# Objective
Go through the data and copy every line exactly, but not the images.

######

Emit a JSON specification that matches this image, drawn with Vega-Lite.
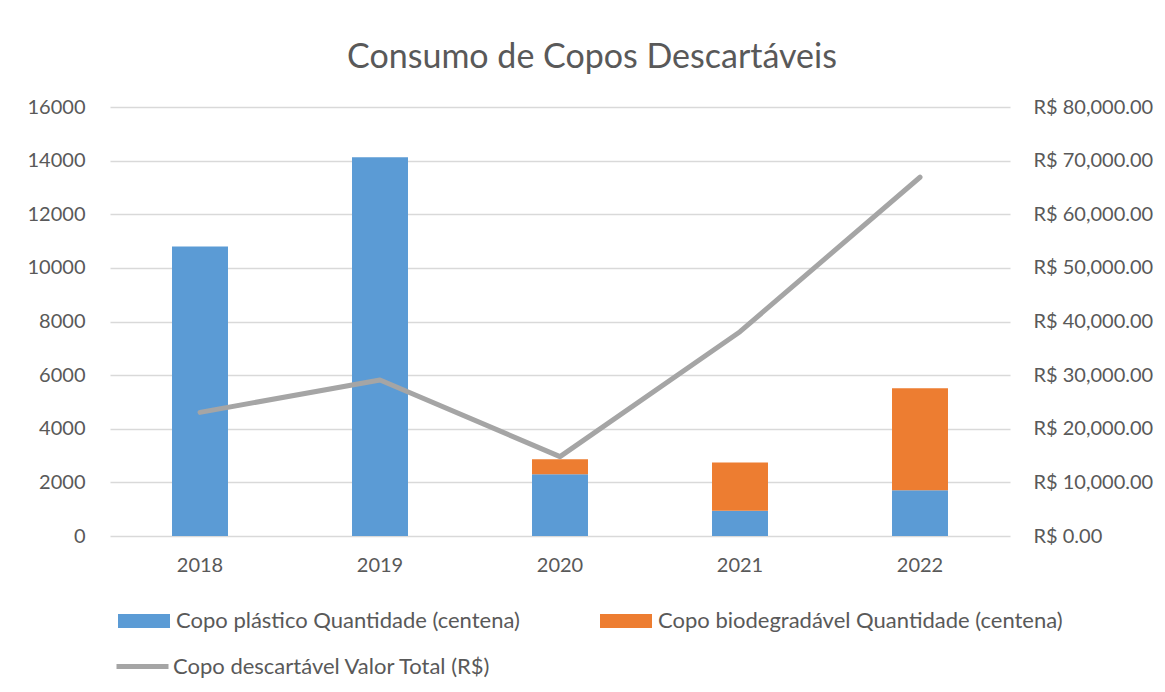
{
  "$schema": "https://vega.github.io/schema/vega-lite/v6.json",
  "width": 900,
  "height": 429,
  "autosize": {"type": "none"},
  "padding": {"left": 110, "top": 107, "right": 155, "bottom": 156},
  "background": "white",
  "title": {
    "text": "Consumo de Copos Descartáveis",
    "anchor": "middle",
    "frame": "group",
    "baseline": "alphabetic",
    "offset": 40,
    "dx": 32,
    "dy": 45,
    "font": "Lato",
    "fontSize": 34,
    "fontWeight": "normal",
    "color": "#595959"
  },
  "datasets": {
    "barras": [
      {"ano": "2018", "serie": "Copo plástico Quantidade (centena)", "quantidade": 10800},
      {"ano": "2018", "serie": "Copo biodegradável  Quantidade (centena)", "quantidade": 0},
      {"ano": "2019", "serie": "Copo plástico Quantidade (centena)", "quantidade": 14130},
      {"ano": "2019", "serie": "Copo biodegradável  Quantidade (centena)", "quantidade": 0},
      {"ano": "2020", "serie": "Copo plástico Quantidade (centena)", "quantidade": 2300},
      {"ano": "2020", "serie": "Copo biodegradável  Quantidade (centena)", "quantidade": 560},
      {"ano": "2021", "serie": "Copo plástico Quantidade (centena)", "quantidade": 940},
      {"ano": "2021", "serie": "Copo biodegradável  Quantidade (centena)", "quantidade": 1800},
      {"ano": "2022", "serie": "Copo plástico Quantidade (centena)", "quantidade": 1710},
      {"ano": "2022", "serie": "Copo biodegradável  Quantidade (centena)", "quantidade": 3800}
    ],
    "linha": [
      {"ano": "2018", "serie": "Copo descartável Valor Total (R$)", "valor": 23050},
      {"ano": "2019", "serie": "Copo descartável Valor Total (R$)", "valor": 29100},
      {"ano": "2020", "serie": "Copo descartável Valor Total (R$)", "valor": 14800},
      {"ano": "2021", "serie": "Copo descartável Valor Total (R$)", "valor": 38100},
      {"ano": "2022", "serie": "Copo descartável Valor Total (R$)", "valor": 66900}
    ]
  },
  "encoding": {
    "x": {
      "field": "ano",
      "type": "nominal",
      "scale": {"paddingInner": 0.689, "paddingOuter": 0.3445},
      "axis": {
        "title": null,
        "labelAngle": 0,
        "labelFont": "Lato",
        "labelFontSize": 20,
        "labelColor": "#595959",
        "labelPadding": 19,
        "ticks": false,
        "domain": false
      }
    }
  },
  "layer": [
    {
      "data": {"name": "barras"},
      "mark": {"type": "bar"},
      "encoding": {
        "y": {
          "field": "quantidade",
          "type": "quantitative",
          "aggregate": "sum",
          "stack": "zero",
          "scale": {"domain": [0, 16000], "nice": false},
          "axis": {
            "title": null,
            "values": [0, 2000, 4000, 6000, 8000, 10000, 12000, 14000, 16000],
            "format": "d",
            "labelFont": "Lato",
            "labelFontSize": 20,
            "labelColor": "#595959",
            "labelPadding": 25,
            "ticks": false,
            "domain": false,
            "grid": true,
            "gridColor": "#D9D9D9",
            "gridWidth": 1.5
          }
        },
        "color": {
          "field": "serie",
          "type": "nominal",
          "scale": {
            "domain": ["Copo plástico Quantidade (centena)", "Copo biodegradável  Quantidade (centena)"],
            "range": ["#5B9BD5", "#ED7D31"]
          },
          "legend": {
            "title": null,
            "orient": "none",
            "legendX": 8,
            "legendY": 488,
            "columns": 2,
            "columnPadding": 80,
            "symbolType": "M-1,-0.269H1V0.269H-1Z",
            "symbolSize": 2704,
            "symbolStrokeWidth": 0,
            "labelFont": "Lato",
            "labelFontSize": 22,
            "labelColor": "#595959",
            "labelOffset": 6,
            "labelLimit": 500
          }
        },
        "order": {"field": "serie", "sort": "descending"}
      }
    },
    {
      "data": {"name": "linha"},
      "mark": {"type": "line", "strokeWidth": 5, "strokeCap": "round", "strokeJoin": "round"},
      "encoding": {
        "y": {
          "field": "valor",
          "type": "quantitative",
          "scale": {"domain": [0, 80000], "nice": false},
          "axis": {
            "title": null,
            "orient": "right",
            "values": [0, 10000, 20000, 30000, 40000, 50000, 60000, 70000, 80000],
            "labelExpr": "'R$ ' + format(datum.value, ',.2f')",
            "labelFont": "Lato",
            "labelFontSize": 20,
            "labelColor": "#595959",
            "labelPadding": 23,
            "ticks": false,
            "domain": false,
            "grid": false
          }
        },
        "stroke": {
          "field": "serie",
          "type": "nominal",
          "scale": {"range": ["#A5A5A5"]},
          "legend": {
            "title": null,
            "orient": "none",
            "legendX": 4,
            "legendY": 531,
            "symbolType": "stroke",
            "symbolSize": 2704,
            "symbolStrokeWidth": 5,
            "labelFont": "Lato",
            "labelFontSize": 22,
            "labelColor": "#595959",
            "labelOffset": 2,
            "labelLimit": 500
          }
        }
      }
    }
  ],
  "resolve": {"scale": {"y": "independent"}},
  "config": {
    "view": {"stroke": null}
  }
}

######

# Result of this exercise
Emit a JSON specification that matches this image, drawn with Vega-Lite.
{
  "$schema": "https://vega.github.io/schema/vega-lite/v6.json",
  "width": 900,
  "height": 429,
  "autosize": {"type": "none"},
  "padding": {"left": 110, "top": 107, "right": 155, "bottom": 156},
  "background": "white",
  "title": {
    "text": "Consumo de Copos Descartáveis",
    "anchor": "middle",
    "frame": "group",
    "baseline": "alphabetic",
    "offset": 40,
    "dx": 32,
    "dy": 45,
    "font": "Lato",
    "fontSize": 34,
    "fontWeight": "normal",
    "color": "#595959"
  },
  "datasets": {
    "barras": [
      {"ano": "2018", "serie": "Copo plástico Quantidade (centena)", "quantidade": 10800},
      {"ano": "2018", "serie": "Copo biodegradável  Quantidade (centena)", "quantidade": 0},
      {"ano": "2019", "serie": "Copo plástico Quantidade (centena)", "quantidade": 14130},
      {"ano": "2019", "serie": "Copo biodegradável  Quantidade (centena)", "quantidade": 0},
      {"ano": "2020", "serie": "Copo plástico Quantidade (centena)", "quantidade": 2300},
      {"ano": "2020", "serie": "Copo biodegradável  Quantidade (centena)", "quantidade": 560},
      {"ano": "2021", "serie": "Copo plástico Quantidade (centena)", "quantidade": 940},
      {"ano": "2021", "serie": "Copo biodegradável  Quantidade (centena)", "quantidade": 1800},
      {"ano": "2022", "serie": "Copo plástico Quantidade (centena)", "quantidade": 1710},
      {"ano": "2022", "serie": "Copo biodegradável  Quantidade (centena)", "quantidade": 3800}
    ],
    "linha": [
      {"ano": "2018", "serie": "Copo descartável Valor Total (R$)", "valor": 23050},
      {"ano": "2019", "serie": "Copo descartável Valor Total (R$)", "valor": 29100},
      {"ano": "2020", "serie": "Copo descartável Valor Total (R$)", "valor": 14800},
      {"ano": "2021", "serie": "Copo descartável Valor Total (R$)", "valor": 38100},
      {"ano": "2022", "serie": "Copo descartável Valor Total (R$)", "valor": 66900}
    ]
  },
  "encoding": {
    "x": {
      "field": "ano",
      "type": "nominal",
      "scale": {"paddingInner": 0.689, "paddingOuter": 0.3445},
      "axis": {
        "title": null,
        "labelAngle": 0,
        "labelFont": "Lato",
        "labelFontSize": 20,
        "labelColor": "#595959",
        "labelPadding": 19,
        "ticks": false,
        "domain": false
      }
    }
  },
  "layer": [
    {
      "data": {"name": "barras"},
      "mark": {"type": "bar"},
      "encoding": {
        "y": {
          "field": "quantidade",
          "type": "quantitative",
          "aggregate": "sum",
          "stack": "zero",
          "scale": {"domain": [0, 16000], "nice": false},
          "axis": {
            "title": null,
            "values": [0, 2000, 4000, 6000, 8000, 10000, 12000, 14000, 16000],
            "format": "d",
            "labelFont": "Lato",
            "labelFontSize": 20,
            "labelColor": "#595959",
            "labelPadding": 25,
            "ticks": false,
            "domain": false,
            "grid": true,
            "gridColor": "#D9D9D9",
            "gridWidth": 1.5
          }
        },
        "color": {
          "field": "serie",
          "type": "nominal",
          "scale": {
            "domain": ["Copo plástico Quantidade (centena)", "Copo biodegradável  Quantidade (centena)"],
            "range": ["#5B9BD5", "#ED7D31"]
          },
          "legend": {
            "title": null,
            "orient": "none",
            "legendX": 8,
            "legendY": 488,
            "columns": 2,
            "columnPadding": 80,
            "symbolType": "M-1,-0.269H1V0.269H-1Z",
            "symbolSize": 2704,
            "symbolStrokeWidth": 0,
            "labelFont": "Lato",
            "labelFontSize": 22,
            "labelColor": "#595959",
            "labelOffset": 6,
            "labelLimit": 500
          }
        },
        "order": {"field": "serie", "sort": "descending"}
      }
    },
    {
      "data": {"name": "linha"},
      "mark": {"type": "line", "strokeWidth": 5, "strokeCap": "round", "strokeJoin": "round"},
      "encoding": {
        "y": {
          "field": "valor",
          "type": "quantitative",
          "scale": {"domain": [0, 80000], "nice": false},
          "axis": {
            "title": null,
            "orient": "right",
            "values": [0, 10000, 20000, 30000, 40000, 50000, 60000, 70000, 80000],
            "labelExpr": "'R$ ' + format(datum.value, ',.2f')",
            "labelFont": "Lato",
            "labelFontSize": 20,
            "labelColor": "#595959",
            "labelPadding": 23,
            "ticks": false,
            "domain": false,
            "grid": false
          }
        },
        "stroke": {
          "field": "serie",
          "type": "nominal",
          "scale": {"range": ["#A5A5A5"]},
          "legend": {
            "title": null,
            "orient": "none",
            "legendX": 4,
            "legendY": 531,
            "symbolType": "stroke",
            "symbolSize": 2704,
            "symbolStrokeWidth": 5,
            "labelFont": "Lato",
            "labelFontSize": 22,
            "labelColor": "#595959",
            "labelOffset": 2,
            "labelLimit": 500
          }
        }
      }
    }
  ],
  "resolve": {"scale": {"y": "independent"}},
  "config": {
    "view": {"stroke": null}
  }
}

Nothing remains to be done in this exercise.